İddialar bir bir çürütülürken şimdi de deprem nedeniyle sıkça sorulduğu için bilgilendirme mahiyetinde halka sunulan ve İslam'ın evlat edinme ya da koruyucu aile olma hususundaki yaklaşımını ifade eden bir açıklama üzerinden saldırı başlatıldı. Vatandaşlar tarafından sorulan soruya İslami yaklaşıma uygun olarak verilen yanıtı sapık zihniyetlerine göre yorumlayan din düşmanları ''Diyanet kapatılsın'' propagandası başlattı. Yıllardır Diyanet düşmanlığı yapan İhsan Eliaçık bile açıklamanın çarpıtılmasına tepki göstererek 'adil olun' dedi.
Sarıklılar nerede diyerek günlerdir depremzedelerin yaralarını sarmaya çalışanların değerlerini aşağılayanlar İslami camiayı hedef alanların iftira ve yalanları bitmiyor.
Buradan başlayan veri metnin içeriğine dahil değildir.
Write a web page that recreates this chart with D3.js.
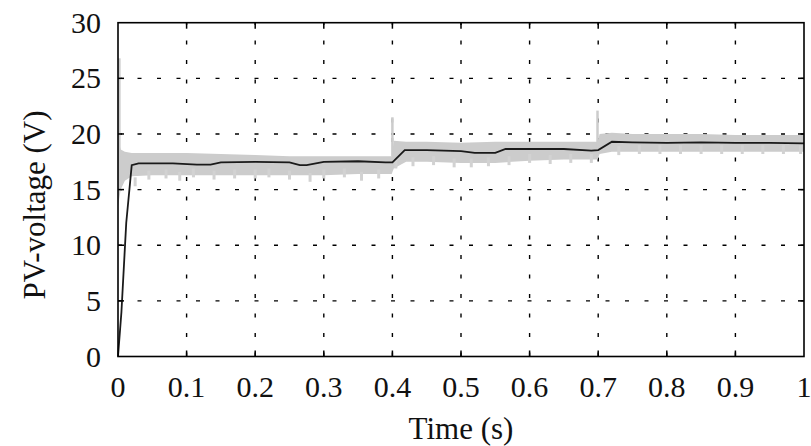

Sıcak ofislerinden çıkmayıp depremzedelerin Müslümanlarca sahiplenilmesini hazmedemeyenler 'çocuklarımız tarikatlere teslim ediliyor'', ''çocuklarımızı kaçırıyorlar'' iftirasıyla sahaya çıktı.
CHP Ordu Milletvekili Mustafa Adıgüzel, cemaatleri kastederek; "Sahipsiz kalan çocuklar için kendi ailesinin ve kültürünün çok aksi yönde farklı bir düşünce tarzında yapılara teslim edilmesi bu çocukları bize emanet bırakan anne babalarına karşı ihanettir" dedi. İftiraları meclise taşıyan Adıgüzel'in depremde hayatını kaybetmiş yaşam tarzını nereden bildiği merak konusu oldu. Söz konusu çocukların barınma ihtiyaçlarının giderilmesini büyük bir iftira kampanyasına dönüştüren CHP iftirasını 'iddia'dan öteye taşıyamadı.
Bu da tutmayınca bu kez pusula Türkiye'nin en önemli Sivil toplum kuruluşlarından olan, 1390 kişilik arama kurtarma ekibiyle deprem bölgesinde can kurtaran ve yardım dağıtan, yıllık bir milyona yakın yetime yardım eden, onlarca ülkede faaliyette bulunan İHH'ya çevrildi.
Asılsız, gün bitmeden çürütülen iddialar ve utanmazlık, Seyit Rıza'nın ''ben sizin yalan ve hilelerinizle baş edemedim'' sözünü akıllara getirdi.